__Supplied material__
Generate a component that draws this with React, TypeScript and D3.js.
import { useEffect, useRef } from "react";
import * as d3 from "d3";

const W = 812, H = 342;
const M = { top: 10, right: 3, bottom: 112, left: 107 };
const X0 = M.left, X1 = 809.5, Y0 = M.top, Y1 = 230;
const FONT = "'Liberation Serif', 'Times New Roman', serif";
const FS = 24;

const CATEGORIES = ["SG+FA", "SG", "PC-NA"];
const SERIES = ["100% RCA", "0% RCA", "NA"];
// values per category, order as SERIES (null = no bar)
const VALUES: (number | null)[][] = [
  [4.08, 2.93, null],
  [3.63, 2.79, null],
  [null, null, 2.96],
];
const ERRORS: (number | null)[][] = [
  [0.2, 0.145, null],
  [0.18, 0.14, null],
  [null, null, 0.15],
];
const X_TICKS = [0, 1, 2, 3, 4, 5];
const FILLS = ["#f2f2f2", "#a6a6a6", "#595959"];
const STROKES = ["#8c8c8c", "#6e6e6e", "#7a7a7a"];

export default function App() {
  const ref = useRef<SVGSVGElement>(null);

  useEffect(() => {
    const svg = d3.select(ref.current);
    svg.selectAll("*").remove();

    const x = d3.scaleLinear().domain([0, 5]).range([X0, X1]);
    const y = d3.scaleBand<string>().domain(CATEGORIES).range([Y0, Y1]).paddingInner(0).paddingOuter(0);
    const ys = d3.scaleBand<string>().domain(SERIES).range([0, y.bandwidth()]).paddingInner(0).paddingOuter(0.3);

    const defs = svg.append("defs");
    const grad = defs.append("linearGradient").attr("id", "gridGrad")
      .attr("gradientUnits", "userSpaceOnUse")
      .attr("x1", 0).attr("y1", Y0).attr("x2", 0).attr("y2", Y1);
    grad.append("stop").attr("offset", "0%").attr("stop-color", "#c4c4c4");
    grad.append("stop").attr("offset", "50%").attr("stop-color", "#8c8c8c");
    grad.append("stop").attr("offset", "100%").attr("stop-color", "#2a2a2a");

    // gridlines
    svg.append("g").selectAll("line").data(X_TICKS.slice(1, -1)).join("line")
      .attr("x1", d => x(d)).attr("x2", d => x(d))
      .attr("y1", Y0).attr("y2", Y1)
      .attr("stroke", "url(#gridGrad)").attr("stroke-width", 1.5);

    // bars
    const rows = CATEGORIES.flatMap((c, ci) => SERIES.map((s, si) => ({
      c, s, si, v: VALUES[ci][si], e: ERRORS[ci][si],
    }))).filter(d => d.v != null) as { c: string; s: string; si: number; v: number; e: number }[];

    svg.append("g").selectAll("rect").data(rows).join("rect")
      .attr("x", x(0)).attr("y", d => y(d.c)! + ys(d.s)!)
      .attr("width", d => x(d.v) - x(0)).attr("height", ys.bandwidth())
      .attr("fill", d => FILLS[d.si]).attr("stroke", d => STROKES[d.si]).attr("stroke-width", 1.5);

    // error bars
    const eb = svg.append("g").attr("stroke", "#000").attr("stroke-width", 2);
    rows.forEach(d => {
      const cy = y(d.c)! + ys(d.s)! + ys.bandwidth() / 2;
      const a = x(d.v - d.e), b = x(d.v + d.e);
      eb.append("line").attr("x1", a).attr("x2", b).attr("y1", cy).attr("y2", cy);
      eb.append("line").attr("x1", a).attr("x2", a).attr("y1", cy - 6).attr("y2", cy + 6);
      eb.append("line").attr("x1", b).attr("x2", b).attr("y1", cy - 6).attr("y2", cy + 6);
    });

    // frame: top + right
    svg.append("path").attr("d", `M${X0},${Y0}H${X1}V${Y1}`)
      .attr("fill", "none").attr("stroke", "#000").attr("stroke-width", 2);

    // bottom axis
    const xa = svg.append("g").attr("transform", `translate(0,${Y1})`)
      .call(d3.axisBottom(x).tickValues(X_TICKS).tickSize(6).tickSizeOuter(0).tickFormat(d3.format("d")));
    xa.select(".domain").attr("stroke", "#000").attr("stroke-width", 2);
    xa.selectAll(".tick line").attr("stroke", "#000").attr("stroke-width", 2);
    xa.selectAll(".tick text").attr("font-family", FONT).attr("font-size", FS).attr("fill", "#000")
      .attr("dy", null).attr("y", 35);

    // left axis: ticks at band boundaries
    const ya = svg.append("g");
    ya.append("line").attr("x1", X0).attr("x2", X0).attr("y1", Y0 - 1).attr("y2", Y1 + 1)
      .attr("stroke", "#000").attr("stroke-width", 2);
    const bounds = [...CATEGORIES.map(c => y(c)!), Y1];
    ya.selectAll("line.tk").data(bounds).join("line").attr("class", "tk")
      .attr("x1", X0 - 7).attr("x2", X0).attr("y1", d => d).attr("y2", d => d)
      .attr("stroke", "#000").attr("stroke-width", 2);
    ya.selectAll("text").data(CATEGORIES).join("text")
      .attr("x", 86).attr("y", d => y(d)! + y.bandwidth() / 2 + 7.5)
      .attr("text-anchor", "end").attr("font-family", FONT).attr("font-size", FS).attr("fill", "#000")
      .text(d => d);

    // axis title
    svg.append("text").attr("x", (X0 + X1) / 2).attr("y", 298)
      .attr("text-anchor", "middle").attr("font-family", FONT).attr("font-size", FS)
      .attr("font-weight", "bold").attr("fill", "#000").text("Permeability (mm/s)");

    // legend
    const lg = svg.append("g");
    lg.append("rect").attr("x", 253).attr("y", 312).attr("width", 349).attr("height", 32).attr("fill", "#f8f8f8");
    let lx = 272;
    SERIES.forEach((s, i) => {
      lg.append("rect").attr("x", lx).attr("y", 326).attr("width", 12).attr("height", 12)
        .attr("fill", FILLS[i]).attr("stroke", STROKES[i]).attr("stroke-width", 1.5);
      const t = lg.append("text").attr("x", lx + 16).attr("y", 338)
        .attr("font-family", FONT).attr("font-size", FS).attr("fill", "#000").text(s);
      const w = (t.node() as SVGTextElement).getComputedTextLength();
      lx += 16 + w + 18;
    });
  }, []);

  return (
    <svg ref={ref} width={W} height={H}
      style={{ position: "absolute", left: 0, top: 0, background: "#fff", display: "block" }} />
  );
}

__What you should do__
Repeat the listing exactly, from its first line to its last.

__Problem solution__
Generate a component that draws this with React, TypeScript and D3.js.
import { useEffect, useRef } from "react";
import * as d3 from "d3";

const W = 812, H = 342;
const M = { top: 10, right: 3, bottom: 112, left: 107 };
const X0 = M.left, X1 = 809.5, Y0 = M.top, Y1 = 230;
const FONT = "'Liberation Serif', 'Times New Roman', serif";
const FS = 24;

const CATEGORIES = ["SG+FA", "SG", "PC-NA"];
const SERIES = ["100% RCA", "0% RCA", "NA"];
// values per category, order as SERIES (null = no bar)
const VALUES: (number | null)[][] = [
  [4.08, 2.93, null],
  [3.63, 2.79, null],
  [null, null, 2.96],
];
const ERRORS: (number | null)[][] = [
  [0.2, 0.145, null],
  [0.18, 0.14, null],
  [null, null, 0.15],
];
const X_TICKS = [0, 1, 2, 3, 4, 5];
const FILLS = ["#f2f2f2", "#a6a6a6", "#595959"];
const STROKES = ["#8c8c8c", "#6e6e6e", "#7a7a7a"];

export default function App() {
  const ref = useRef<SVGSVGElement>(null);

  useEffect(() => {
    const svg = d3.select(ref.current);
    svg.selectAll("*").remove();

    const x = d3.scaleLinear().domain([0, 5]).range([X0, X1]);
    const y = d3.scaleBand<string>().domain(CATEGORIES).range([Y0, Y1]).paddingInner(0).paddingOuter(0);
    const ys = d3.scaleBand<string>().domain(SERIES).range([0, y.bandwidth()]).paddingInner(0).paddingOuter(0.3);

    const defs = svg.append("defs");
    const grad = defs.append("linearGradient").attr("id", "gridGrad")
      .attr("gradientUnits", "userSpaceOnUse")
      .attr("x1", 0).attr("y1", Y0).attr("x2", 0).attr("y2", Y1);
    grad.append("stop").attr("offset", "0%").attr("stop-color", "#c4c4c4");
    grad.append("stop").attr("offset", "50%").attr("stop-color", "#8c8c8c");
    grad.append("stop").attr("offset", "100%").attr("stop-color", "#2a2a2a");

    // gridlines
    svg.append("g").selectAll("line").data(X_TICKS.slice(1, -1)).join("line")
      .attr("x1", d => x(d)).attr("x2", d => x(d))
      .attr("y1", Y0).attr("y2", Y1)
      .attr("stroke", "url(#gridGrad)").attr("stroke-width", 1.5);

    // bars
    const rows = CATEGORIES.flatMap((c, ci) => SERIES.map((s, si) => ({
      c, s, si, v: VALUES[ci][si], e: ERRORS[ci][si],
    }))).filter(d => d.v != null) as { c: string; s: string; si: number; v: number; e: number }[];

    svg.append("g").selectAll("rect").data(rows).join("rect")
      .attr("x", x(0)).attr("y", d => y(d.c)! + ys(d.s)!)
      .attr("width", d => x(d.v) - x(0)).attr("height", ys.bandwidth())
      .attr("fill", d => FILLS[d.si]).attr("stroke", d => STROKES[d.si]).attr("stroke-width", 1.5);

    // error bars
    const eb = svg.append("g").attr("stroke", "#000").attr("stroke-width", 2);
    rows.forEach(d => {
      const cy = y(d.c)! + ys(d.s)! + ys.bandwidth() / 2;
      const a = x(d.v - d.e), b = x(d.v + d.e);
      eb.append("line").attr("x1", a).attr("x2", b).attr("y1", cy).attr("y2", cy);
      eb.append("line").attr("x1", a).attr("x2", a).attr("y1", cy - 6).attr("y2", cy + 6);
      eb.append("line").attr("x1", b).attr("x2", b).attr("y1", cy - 6).attr("y2", cy + 6);
    });

    // frame: top + right
    svg.append("path").attr("d", `M${X0},${Y0}H${X1}V${Y1}`)
      .attr("fill", "none").attr("stroke", "#000").attr("stroke-width", 2);

    // bottom axis
    const xa = svg.append("g").attr("transform", `translate(0,${Y1})`)
      .call(d3.axisBottom(x).tickValues(X_TICKS).tickSize(6).tickSizeOuter(0).tickFormat(d3.format("d")));
    xa.select(".domain").attr("stroke", "#000").attr("stroke-width", 2);
    xa.selectAll(".tick line").attr("stroke", "#000").attr("stroke-width", 2);
    xa.selectAll(".tick text").attr("font-family", FONT).attr("font-size", FS).attr("fill", "#000")
      .attr("dy", null).attr("y", 35);

    // left axis: ticks at band boundaries
    const ya = svg.append("g");
    ya.append("line").attr("x1", X0).attr("x2", X0).attr("y1", Y0 - 1).attr("y2", Y1 + 1)
      .attr("stroke", "#000").attr("stroke-width", 2);
    const bounds = [...CATEGORIES.map(c => y(c)!), Y1];
    ya.selectAll("line.tk").data(bounds).join("line").attr("class", "tk")
      .attr("x1", X0 - 7).attr("x2", X0).attr("y1", d => d).attr("y2", d => d)
      .attr("stroke", "#000").attr("stroke-width", 2);
    ya.selectAll("text").data(CATEGORIES).join("text")
      .attr("x", 86).attr("y", d => y(d)! + y.bandwidth() / 2 + 7.5)
      .attr("text-anchor", "end").attr("font-family", FONT).attr("font-size", FS).attr("fill", "#000")
      .text(d => d);

    // axis title
    svg.append("text").attr("x", (X0 + X1) / 2).attr("y", 298)
      .attr("text-anchor", "middle").attr("font-family", FONT).attr("font-size", FS)
      .attr("font-weight", "bold").attr("fill", "#000").text("Permeability (mm/s)");

    // legend
    const lg = svg.append("g");
    lg.append("rect").attr("x", 253).attr("y", 312).attr("width", 349).attr("height", 32).attr("fill", "#f8f8f8");
    let lx = 272;
    SERIES.forEach((s, i) => {
      lg.append("rect").attr("x", lx).attr("y", 326).attr("width", 12).attr("height", 12)
        .attr("fill", FILLS[i]).attr("stroke", STROKES[i]).attr("stroke-width", 1.5);
      const t = lg.append("text").attr("x", lx + 16).attr("y", 338)
        .attr("font-family", FONT).attr("font-size", FS).attr("fill", "#000").text(s);
      const w = (t.node() as SVGTextElement).getComputedTextLength();
      lx += 16 + w + 18;
    });
  }, []);

  return (
    <svg ref={ref} width={W} height={H}
      style={{ position: "absolute", left: 0, top: 0, background: "#fff", display: "block" }} />
  );
}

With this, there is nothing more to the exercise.